— BEGIN Raw records —

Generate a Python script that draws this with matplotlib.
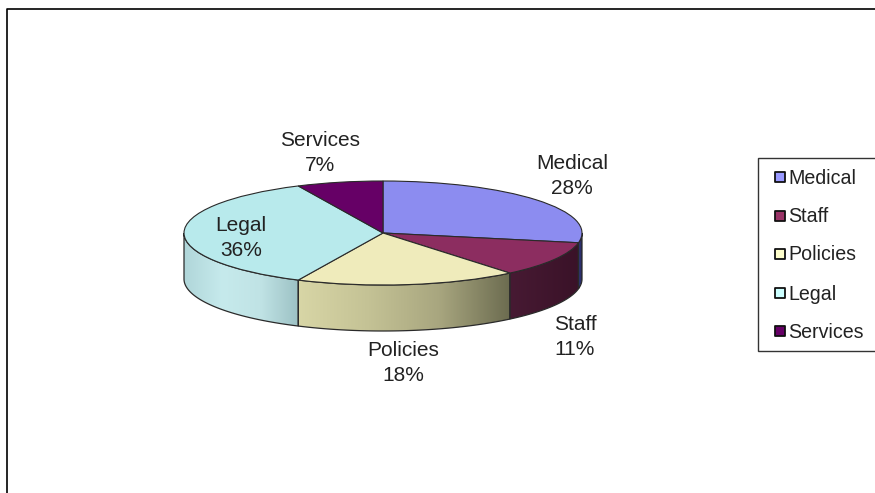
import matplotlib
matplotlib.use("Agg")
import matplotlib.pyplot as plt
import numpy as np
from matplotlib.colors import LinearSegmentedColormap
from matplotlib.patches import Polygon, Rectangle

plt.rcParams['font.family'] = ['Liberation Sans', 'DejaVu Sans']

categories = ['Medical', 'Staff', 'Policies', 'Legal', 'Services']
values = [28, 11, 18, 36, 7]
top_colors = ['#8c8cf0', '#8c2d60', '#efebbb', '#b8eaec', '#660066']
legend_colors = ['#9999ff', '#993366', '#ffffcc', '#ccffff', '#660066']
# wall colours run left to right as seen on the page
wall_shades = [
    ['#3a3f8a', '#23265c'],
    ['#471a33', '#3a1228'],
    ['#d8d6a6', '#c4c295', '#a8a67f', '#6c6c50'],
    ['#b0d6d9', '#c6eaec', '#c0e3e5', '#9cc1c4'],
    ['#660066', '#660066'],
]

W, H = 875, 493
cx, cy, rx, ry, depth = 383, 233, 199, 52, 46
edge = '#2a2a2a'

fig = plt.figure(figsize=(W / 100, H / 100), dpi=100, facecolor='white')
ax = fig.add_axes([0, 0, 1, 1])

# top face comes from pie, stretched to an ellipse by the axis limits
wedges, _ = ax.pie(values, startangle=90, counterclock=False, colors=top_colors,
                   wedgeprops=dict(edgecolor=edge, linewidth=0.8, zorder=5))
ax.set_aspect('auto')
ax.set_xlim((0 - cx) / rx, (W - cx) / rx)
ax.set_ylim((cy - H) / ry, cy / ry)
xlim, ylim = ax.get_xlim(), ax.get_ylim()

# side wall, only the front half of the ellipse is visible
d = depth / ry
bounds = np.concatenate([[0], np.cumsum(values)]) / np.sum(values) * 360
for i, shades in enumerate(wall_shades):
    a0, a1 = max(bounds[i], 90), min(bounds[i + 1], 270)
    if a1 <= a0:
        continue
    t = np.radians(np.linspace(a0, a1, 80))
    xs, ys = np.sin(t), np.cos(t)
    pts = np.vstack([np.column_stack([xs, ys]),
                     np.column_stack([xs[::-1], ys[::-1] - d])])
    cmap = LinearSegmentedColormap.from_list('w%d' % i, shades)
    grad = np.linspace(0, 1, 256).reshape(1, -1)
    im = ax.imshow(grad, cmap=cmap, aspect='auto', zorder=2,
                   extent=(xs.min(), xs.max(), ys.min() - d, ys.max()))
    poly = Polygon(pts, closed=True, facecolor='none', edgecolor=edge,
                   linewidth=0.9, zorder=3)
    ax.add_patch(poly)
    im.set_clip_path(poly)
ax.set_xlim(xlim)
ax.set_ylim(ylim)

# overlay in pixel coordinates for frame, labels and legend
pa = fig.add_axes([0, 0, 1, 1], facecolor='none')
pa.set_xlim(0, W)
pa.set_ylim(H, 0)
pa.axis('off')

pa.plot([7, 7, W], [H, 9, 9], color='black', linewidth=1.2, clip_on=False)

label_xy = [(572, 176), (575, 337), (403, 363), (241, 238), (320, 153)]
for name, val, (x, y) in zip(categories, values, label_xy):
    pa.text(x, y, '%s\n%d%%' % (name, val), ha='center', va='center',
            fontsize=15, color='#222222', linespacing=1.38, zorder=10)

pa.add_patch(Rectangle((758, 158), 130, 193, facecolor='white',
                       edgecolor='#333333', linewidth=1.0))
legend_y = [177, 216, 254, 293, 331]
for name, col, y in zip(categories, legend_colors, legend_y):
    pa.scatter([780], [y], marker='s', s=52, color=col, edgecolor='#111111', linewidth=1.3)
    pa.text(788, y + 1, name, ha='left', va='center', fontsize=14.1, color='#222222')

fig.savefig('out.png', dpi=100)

— END Raw records —
— BEGIN Raw records —

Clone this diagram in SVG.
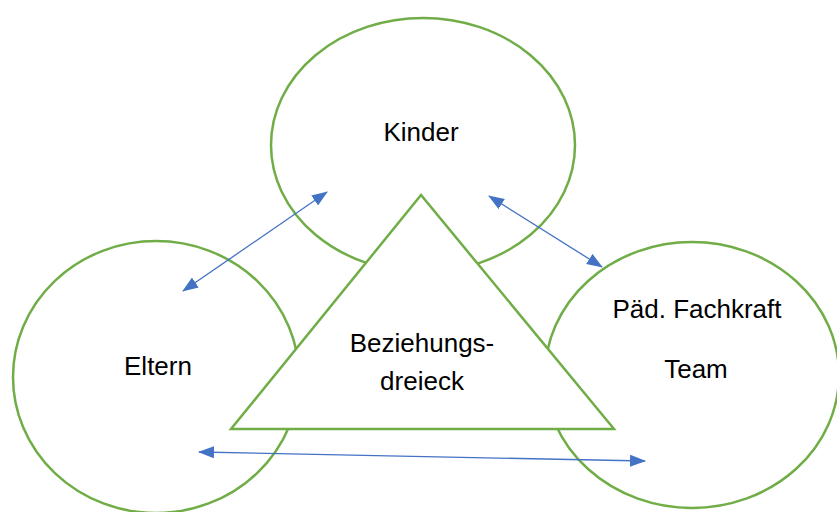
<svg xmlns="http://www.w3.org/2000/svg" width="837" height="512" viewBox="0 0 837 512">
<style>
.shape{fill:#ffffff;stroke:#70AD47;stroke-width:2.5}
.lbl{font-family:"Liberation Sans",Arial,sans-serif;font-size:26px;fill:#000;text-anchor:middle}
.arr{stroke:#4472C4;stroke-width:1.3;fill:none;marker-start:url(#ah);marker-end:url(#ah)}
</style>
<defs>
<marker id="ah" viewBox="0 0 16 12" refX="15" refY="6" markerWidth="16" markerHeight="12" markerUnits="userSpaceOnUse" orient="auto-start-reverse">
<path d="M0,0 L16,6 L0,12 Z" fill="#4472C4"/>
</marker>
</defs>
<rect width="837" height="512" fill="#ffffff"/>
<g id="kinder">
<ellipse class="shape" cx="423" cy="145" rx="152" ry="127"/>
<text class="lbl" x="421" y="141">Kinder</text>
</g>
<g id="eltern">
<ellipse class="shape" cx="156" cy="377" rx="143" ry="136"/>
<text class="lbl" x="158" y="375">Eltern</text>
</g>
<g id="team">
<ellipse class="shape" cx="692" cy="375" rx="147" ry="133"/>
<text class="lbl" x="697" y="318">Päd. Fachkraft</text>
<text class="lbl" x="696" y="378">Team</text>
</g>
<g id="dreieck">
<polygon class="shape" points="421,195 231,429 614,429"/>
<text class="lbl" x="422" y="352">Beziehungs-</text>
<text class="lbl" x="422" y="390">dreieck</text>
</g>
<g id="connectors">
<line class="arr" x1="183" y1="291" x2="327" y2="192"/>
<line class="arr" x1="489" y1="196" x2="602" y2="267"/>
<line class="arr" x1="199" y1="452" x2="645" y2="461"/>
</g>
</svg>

— END Raw records —

Brief
All lines above starting at the one with "Generate a Python" and ending at the one with "xlim, ylim = ax.get_xlim(), ax.get_ylim()", inclusive, are to be printed again exactly, with the pictures left out.

Output of the exercise
Generate a Python script that draws this with matplotlib.
import matplotlib
matplotlib.use("Agg")
import matplotlib.pyplot as plt
import numpy as np
from matplotlib.colors import LinearSegmentedColormap
from matplotlib.patches import Polygon, Rectangle

plt.rcParams['font.family'] = ['Liberation Sans', 'DejaVu Sans']

categories = ['Medical', 'Staff', 'Policies', 'Legal', 'Services']
values = [28, 11, 18, 36, 7]
top_colors = ['#8c8cf0', '#8c2d60', '#efebbb', '#b8eaec', '#660066']
legend_colors = ['#9999ff', '#993366', '#ffffcc', '#ccffff', '#660066']
# wall colours run left to right as seen on the page
wall_shades = [
    ['#3a3f8a', '#23265c'],
    ['#471a33', '#3a1228'],
    ['#d8d6a6', '#c4c295', '#a8a67f', '#6c6c50'],
    ['#b0d6d9', '#c6eaec', '#c0e3e5', '#9cc1c4'],
    ['#660066', '#660066'],
]

W, H = 875, 493
cx, cy, rx, ry, depth = 383, 233, 199, 52, 46
edge = '#2a2a2a'

fig = plt.figure(figsize=(W / 100, H / 100), dpi=100, facecolor='white')
ax = fig.add_axes([0, 0, 1, 1])

# top face comes from pie, stretched to an ellipse by the axis limits
wedges, _ = ax.pie(values, startangle=90, counterclock=False, colors=top_colors,
                   wedgeprops=dict(edgecolor=edge, linewidth=0.8, zorder=5))
ax.set_aspect('auto')
ax.set_xlim((0 - cx) / rx, (W - cx) / rx)
ax.set_ylim((cy - H) / ry, cy / ry)
xlim, ylim = ax.get_xlim(), ax.get_ylim()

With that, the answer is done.